Afghan FM disputes US charges against Iran



By Our Correspondent


WASHINGTON, March 22: Afghanistan’s outgoing foreign minister Abdullah Abdullah said on Tuesday that his country did not share Washington’s concerns about Iran as a terrorist threat, saying Kabul has benefited from Tehran’s aid. In answer to a question at a press conference about alleged evidence of Iranian terrorism in Afghanistan, Mr Abdullah said: “We have established good neighbourly relations with almost all our neighbouring countries.

“Iran has been helping us in the reconstruction process. Iran has been supportive of the political process in Afghanistan,” Mr Abdullah said here after two days of talks with senior Washington officials.

“Friends of Afghanistan have always encouraged promotion of good relations in interactions between Afghanistan and its neighbours,” he said, adding that on the question of terrorism, “we don’t have evidence of ... efforts against Afghanistan” by Iran.

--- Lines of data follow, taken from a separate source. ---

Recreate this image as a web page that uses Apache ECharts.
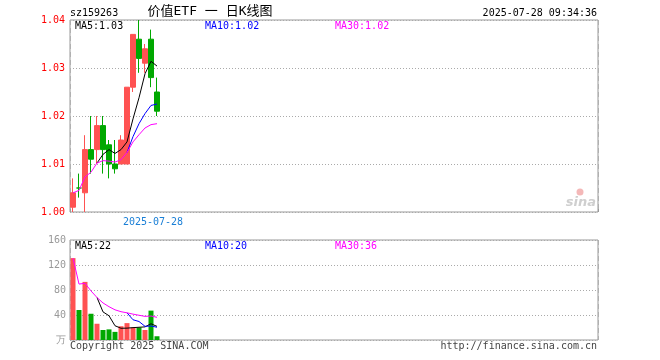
<!DOCTYPE html>
<html>
<head>
<meta charset="utf-8">
<script src="https://cdn.jsdelivr.net/npm/echarts@6/dist/echarts.min.js"></script>
<style>html,body{margin:0;padding:0;background:#fff}#c{width:660px;height:360px}</style>
</head>
<body>
<div id="c"></div>
<script>
// ---- data ----
const stockCode = 'sz159263';
const chartTitle = '价值ETF 一 日K线图';
const timestamp = '2025-07-28 09:34:36';
const dates = ['2025-07-08','2025-07-09','2025-07-10','2025-07-11','2025-07-14','2025-07-15','2025-07-16','2025-07-17','2025-07-18','2025-07-21','2025-07-22','2025-07-23','2025-07-24','2025-07-25','2025-07-28'];
const opens  = [1.001,1.005,1.004,1.013,1.013,1.018,1.014,1.010,1.010,1.010,1.026,1.036,1.031,1.036,1.025];
const closes = [1.004,1.005,1.013,1.011,1.018,1.013,1.010,1.009,1.015,1.026,1.037,1.032,1.034,1.028,1.021];
const lows   = [1.000,1.003,1.000,1.008,1.010,1.008,1.007,1.008,1.010,1.010,1.025,1.029,1.029,1.026,1.020];
const highs  = [1.007,1.008,1.016,1.020,1.020,1.020,1.015,1.015,1.016,1.026,1.037,1.040,1.035,1.038,1.028];
const ma5  = ['-','-','-','-',1.0102,1.0120,1.0130,1.0122,1.0130,1.0146,1.0194,1.0238,1.0288,1.0314,1.0304];
const ma10 = ['-','-','-','-','-','-','-','-','-',1.0124,1.0157,1.0184,1.0205,1.0222,1.0225];
const ma30 = [1.0040,1.0045,1.0073,1.0083,1.0102,1.0107,1.0106,1.0104,1.0109,1.0124,1.0146,1.0161,1.0175,1.0182,1.0184];
const volumes = [131,48,93,42,26,16,17,13,22,27,20,20,16,47,6];
const volMa5  = ['-','-','-','-',68,45,38.8,22.8,18.8,19,19.8,20.4,21,26,21.8];
const volMa10 = ['-','-','-','-','-','-','-','-','-',43.5,32.4,29.6,21.9,22.4,20.4];
const volMa30 = [131,89.5,90.7,78.5,68,59.3,53.3,48.3,45.3,43.5,41.4,39.6,37.8,38.4,36.3];
const priceTicks = [1.00,1.01,1.02,1.03,1.04];
const volTicks = [0,40,80,120,160];
const volUnit = '万';
const markedIndex = 14;     // date marked with the dashed line and label
const SLOTS = 88;           // category slots visible on the axis

// ---- styles ----
const UP = '#ff5252', DOWN = '#00a800';
const MONO = 'DejaVu Sans Mono, Liberation Mono, monospace';
const GRID_L = 70, GRID_R = 62;

const cats = dates.concat(Array.from({length: SLOTS - dates.length}, (_, i) => 'slot' + i));
const candleData = dates.map((d, i) => [opens[i], closes[i], lows[i], highs[i]]);
const volData = volumes.map((v, i) => ({
  value: v,
  itemStyle: {color: closes[i] > opens[i] ? UP : DOWN}
}));
const last = a => a[a.length - 1];
const onlyMarked = (idx) => idx === markedIndex;

const xBase = (gi, showLabel) => ({
  type: 'category', gridIndex: gi, data: cats, boundaryGap: true,
  axisLine: {show: false},
  axisTick: {show: showLabel, inside: true, length: 3, interval: onlyMarked, lineStyle: {color: '#999'}},
  axisLabel: {show: showLabel, interval: onlyMarked, color: '#1a7fd6', fontFamily: MONO, fontSize: 10,
              margin: 5, padding: [0, 8, 0, 0], formatter: v => v},
  splitLine: {show: true, interval: onlyMarked, lineStyle: {color: '#b0b0b0', type: [5, 3], width: 1}}
});

const option = {
  animation: false,
  backgroundColor: '#fff',
  grid: [
    {left: GRID_L, right: GRID_R, top: 20, height: 192, show: true, borderColor: '#999', borderWidth: 1},
    {left: GRID_L, right: GRID_R, top: 240, height: 100, show: true, borderColor: '#999', borderWidth: 1}
  ],
  xAxis: [xBase(0, true), xBase(1, false)],
  yAxis: [
    {type: 'value', gridIndex: 0, min: priceTicks[0], max: last(priceTicks), interval: 0.01,
     axisLine: {show: false}, axisTick: {show: false},
     axisLabel: {color: '#f00', fontFamily: MONO, fontSize: 10, margin: 5, formatter: v => v.toFixed(2)},
     splitLine: {lineStyle: {color: '#aaa', type: [1, 2]}}},
    {type: 'value', gridIndex: 1, min: volTicks[0], max: last(volTicks), interval: 40,
     axisLine: {show: false}, axisTick: {show: false},
     axisLabel: {color: '#999', fontFamily: MONO, fontSize: 10, margin: 4,
                 formatter: v => v === 0 ? volUnit : String(v)},
     splitLine: {lineStyle: {color: '#aaa', type: [1, 2]}}}
  ],
  series: [
    {type: 'candlestick', xAxisIndex: 0, yAxisIndex: 0, data: candleData, barWidth: 5,
     itemStyle: {color: UP, color0: DOWN, borderColor: UP, borderColor0: DOWN, borderColorDoji: DOWN, borderWidth: 1}},
    {type: 'line', xAxisIndex: 0, yAxisIndex: 0, data: ma5, showSymbol: false, lineStyle: {color: '#000', width: 1}},
    {type: 'line', xAxisIndex: 0, yAxisIndex: 0, data: ma10, showSymbol: false, lineStyle: {color: '#0000ff', width: 1}},
    {type: 'line', xAxisIndex: 0, yAxisIndex: 0, data: ma30, showSymbol: false, lineStyle: {color: '#ff00ff', width: 1}},
    {type: 'bar', xAxisIndex: 1, yAxisIndex: 1, data: volData, barWidth: 5},
    {type: 'line', xAxisIndex: 1, yAxisIndex: 1, data: volMa5, showSymbol: false, lineStyle: {color: '#000', width: 1}},
    {type: 'line', xAxisIndex: 1, yAxisIndex: 1, data: volMa10, showSymbol: false, lineStyle: {color: '#0000ff', width: 1}},
    {type: 'line', xAxisIndex: 1, yAxisIndex: 1, data: volMa30, showSymbol: false, lineStyle: {color: '#ff00ff', width: 1}}
  ],
  graphic: [
    {type: 'text', left: 70, top: 8, style: {text: stockCode, font: '10px ' + MONO, fill: '#000'}},
    {type: 'text', x: 210, y: 12, style: {text: chartTitle, font: '13px DejaVu Sans Mono, Noto Sans CJK SC', fill: '#000', align: 'center', verticalAlign: 'middle'}},
    {type: 'text', x: 597, y: 13, style: {text: timestamp, font: '10px ' + MONO, fill: '#000', align: 'right', verticalAlign: 'middle'}},
    {type: 'text', x: 75, y: 26, style: {text: 'MA5:' + last(ma5).toFixed(2), font: '10px ' + MONO, fill: '#000', verticalAlign: 'middle'}},
    {type: 'text', x: 205, y: 26, style: {text: 'MA10:' + last(ma10).toFixed(2), font: '10px ' + MONO, fill: '#0000ff', verticalAlign: 'middle'}},
    {type: 'text', x: 335, y: 26, style: {text: 'MA30:' + last(ma30).toFixed(2), font: '10px ' + MONO, fill: '#ff00ff', verticalAlign: 'middle'}},
    {type: 'text', x: 75, y: 246, style: {text: 'MA5:' + Math.round(last(volMa5)), font: '10px ' + MONO, fill: '#000', verticalAlign: 'middle'}},
    {type: 'text', x: 205, y: 246, style: {text: 'MA10:' + Math.round(last(volMa10)), font: '10px ' + MONO, fill: '#0000ff', verticalAlign: 'middle'}},
    {type: 'text', x: 335, y: 246, style: {text: 'MA30:' + Math.round(last(volMa30)), font: '10px ' + MONO, fill: '#ff00ff', verticalAlign: 'middle'}},
    {type: 'text', x: 70, y: 346, style: {text: 'Copyright 2025 SINA.COM', font: '10px ' + MONO, fill: '#444', verticalAlign: 'middle'}},
    {type: 'text', x: 597, y: 346, style: {text: 'http://finance.sina.com.cn', font: '10px ' + MONO, fill: '#444', align: 'right', verticalAlign: 'middle'}},
    {type: 'circle', shape: {cx: 580, cy: 192, r: 3.5}, style: {fill: '#f4b8b8'}, silent: true},
    {type: 'text', x: 596, y: 203, style: {text: 'sina', font: 'italic bold 13px DejaVu Sans', fill: '#cfcfcf', align: 'right', verticalAlign: 'middle'}, silent: true}
  ]
};

const chart = echarts.init(document.getElementById('c'), null, {renderer: 'canvas'});
chart.setOption(option);
</script>
</body>
</html>
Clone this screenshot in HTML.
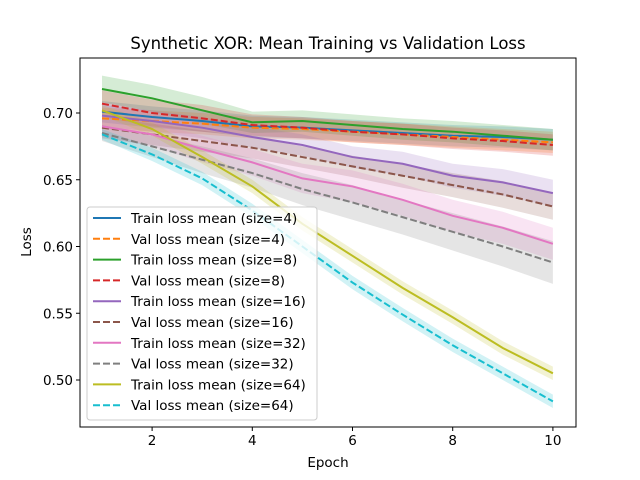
<!DOCTYPE html>
<html><head><meta charset="utf-8"><style>
body{margin:0;background:#fff;}
svg{display:block;font-family:"DejaVu Sans","Liberation Sans",sans-serif;}
</style></head><body>
<svg id="chart" width="640" height="480">
<rect width="640" height="480" fill="#fff"/>
<text x="328" y="49" font-size="16.5" text-anchor="middle">Synthetic XOR: Mean Training vs Validation Loss</text>
<g id="plot"></g>
<g id="axes"></g>
<g id="legend"></g>
<text x="328" y="467" font-size="13.5" text-anchor="middle">Epoch</text>
<text x="31" y="242" font-size="13.5" text-anchor="middle" transform="rotate(-90 31 242)">Loss</text>
</svg>
<script>
const epochs=[1,2,3,4,5,6,7,8,9,10];
const labels=["Train loss mean (size=4)","Val loss mean (size=4)","Train loss mean (size=8)","Val loss mean (size=8)","Train loss mean (size=16)","Val loss mean (size=16)","Train loss mean (size=32)","Val loss mean (size=32)","Train loss mean (size=64)","Val loss mean (size=64)"];
const train4=[0.701,0.697,0.694,0.690,0.689,0.687,0.685,0.683,0.682,0.680];
const val4=[0.696,0.694,0.692,0.689,0.688,0.686,0.684,0.682,0.680,0.678];
const train8=[0.718,0.711,0.702,0.693,0.694,0.691,0.688,0.686,0.683,0.680];
const val8=[0.707,0.700,0.696,0.691,0.689,0.686,0.684,0.681,0.679,0.676];
const train16=[0.698,0.694,0.689,0.682,0.676,0.667,0.662,0.653,0.648,0.640];
const val16=[0.689,0.684,0.679,0.674,0.667,0.660,0.653,0.646,0.639,0.630];
const train32=[0.690,0.684,0.673,0.663,0.651,0.645,0.635,0.623,0.614,0.602];
const val32=[0.685,0.675,0.665,0.655,0.643,0.633,0.622,0.611,0.600,0.588];
const train64=[0.702,0.688,0.667,0.645,0.617,0.593,0.569,0.547,0.524,0.505];
const val64=[0.684,0.669,0.651,0.627,0.600,0.573,0.549,0.526,0.505,0.484];
const std4=[0.008,0.008,0.008,0.008,0.008,0.008,0.008,0.008,0.008,0.008];
const std8=[0.010,0.010,0.010,0.008,0.008,0.008,0.008,0.008,0.008,0.008];
const std16=[0.008,0.008,0.008,0.008,0.008,0.008,0.009,0.009,0.010,0.010];
const std32=[0.008,0.009,0.010,0.010,0.011,0.012,0.012,0.012,0.012,0.012];
const std32v=[0.006,0.008,0.010,0.011,0.012,0.013,0.013,0.014,0.015,0.016];
const std64=[0.004,0.005,0.005,0.005,0.005,0.005,0.005,0.005,0.005,0.005];
const series=[train4,val4,train8,val8,train16,val16,train32,val32,train64,val64];
const stds=[std4,std4,std8,std8,std16,std16,std32,std32v,std64,std64];
const colors=["#1f77b4","#ff7f0e","#2ca02c","#d62728","#9467bd","#8c564b","#e377c2","#7f7f7f","#bcbd22","#17becf"];
const xTicks=[2,4,6,8,10];
const yTicks=[0.50,0.55,0.60,0.65,0.70];
const NS="http://www.w3.org/2000/svg";
const L=80,R=576,T=58,B=427;
function xs(e){return 102+(e-1)*50.1;}
function ys(v){return 113+(0.70-v)*1335;}
function mk(tag,attrs,parent){const el=document.createElementNS(NS,tag);for(const k in attrs)el.setAttribute(k,attrs[k]);parent.appendChild(el);return el;}
const plot=document.getElementById('plot'),axes=document.getElementById('axes'),leg=document.getElementById('legend');
series.forEach((s,i)=>{
  const sd=stds[i];
  let up=epochs.map((e,j)=>xs(e)+','+ys(s[j]+sd[j]));
  let dn=epochs.map((e,j)=>xs(e)+','+ys(s[j]-sd[j])).reverse();
  const band=mk('polygon',{points:up.concat(dn).join(' '),fill:colors[i],'fill-opacity':0.2},plot);
  
  
});
series.forEach((s,i)=>{
  const ln=mk('polyline',{points:epochs.map((e,j)=>xs(e)+','+ys(s[j])).join(' '),fill:'none',stroke:colors[i],'stroke-width':2,'stroke-dasharray':i%2?'7,3':'none'},plot);
  
  
});
const frame=mk('rect',{x:L,y:T,width:R-L,height:B-T,fill:'none',stroke:'#000','stroke-width':1},axes);


xTicks.forEach(t=>{
  const x=xs(t);
  mk('line',{x1:x,y1:B,x2:x,y2:B+4,stroke:'#000'},axes);
  const tx=mk('text',{x:x,y:B+18,'font-size':13.5,'text-anchor':'middle'},axes);tx.textContent=t;
  
  
});
yTicks.forEach(t=>{
  const y=ys(t);
  mk('line',{x1:L-4,y1:y,x2:L,y2:y,stroke:'#000'},axes);
  const tx=mk('text',{x:L-7,y:y+5,'font-size':13.5,'text-anchor':'end'},axes);tx.textContent=t.toFixed(2);
  
  
});
const lb=mk('rect',{x:87,y:207,width:230,height:213,rx:3,fill:'#fff','fill-opacity':0.8,stroke:'#ccc'},leg);


labels.forEach((t,i)=>{
  const y=218+i*20.8;
  mk('line',{x1:93,y1:y,x2:121,y2:y,stroke:colors[i],'stroke-width':2,'stroke-dasharray':i%2?'7,3':'none'},leg);
  const tx=mk('text',{x:131,y:y+5,'font-size':13.5},leg);tx.textContent=t;
  
  
});
</script>
</body></html>
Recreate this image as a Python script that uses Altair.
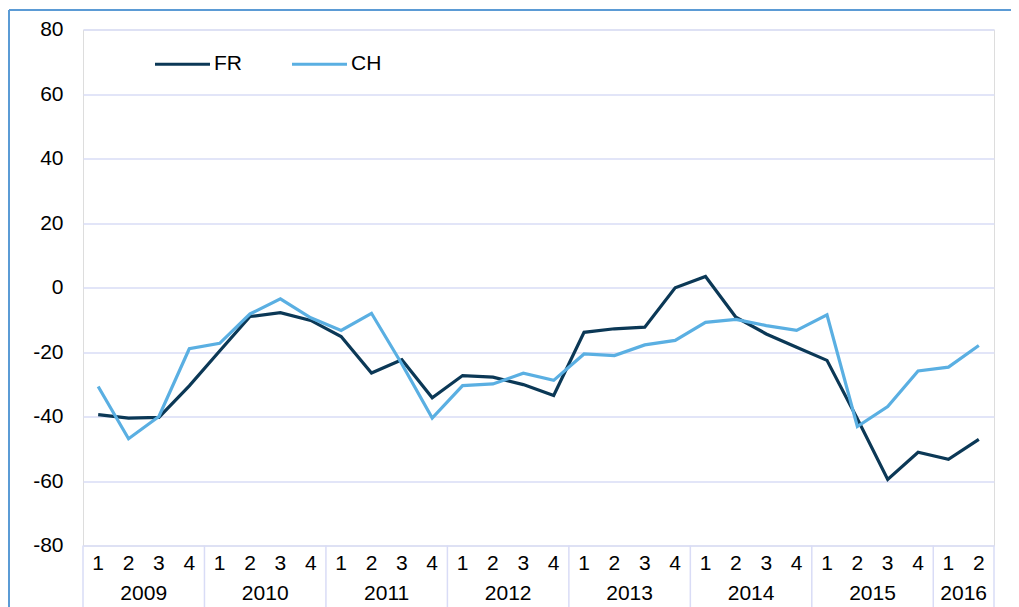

Mr Abdullah’s remarks followed US Assistant Secretary of State Nicholas Burns’ statement at the same press conference, in which he alleged that Tehran has been a purveyor of the tools of terrorism to US enemies.

“Iran is helping to support Al Qaeda, or at least not cracking down on them within their own country, allowing them to roam free, and perhaps even supporting them,” Mr Burns said.

“The Iranian government of President (Mahmoud) Ahmad-inejad continues the 25-year tradition of making Iran the central banker of the terrorist groups in the Middle East, and also the leading director of terrorist incidents in the Middle East,” Mr Burns alleged.

“We in the United States have been on the receiving end of terrorist attacks sponsored by the Iranian government, going all the way back to the early 1980s in Lebanon, and that has continued over the last two decades,” Mr Burns said.

He cited, in particular, alleged Iranian efforts to supply guerilla groups in Iraq with sophisticated technology for the development of improvised explosive devices that have been used with devastating effect against US forces in Iraq.

“One of our major objections to the policies, not just of Ahmadinejad but of the predecessor governments, has been this unstinting support for terrorism. It remains one of the great American concerns about that government,” Mr Burns said.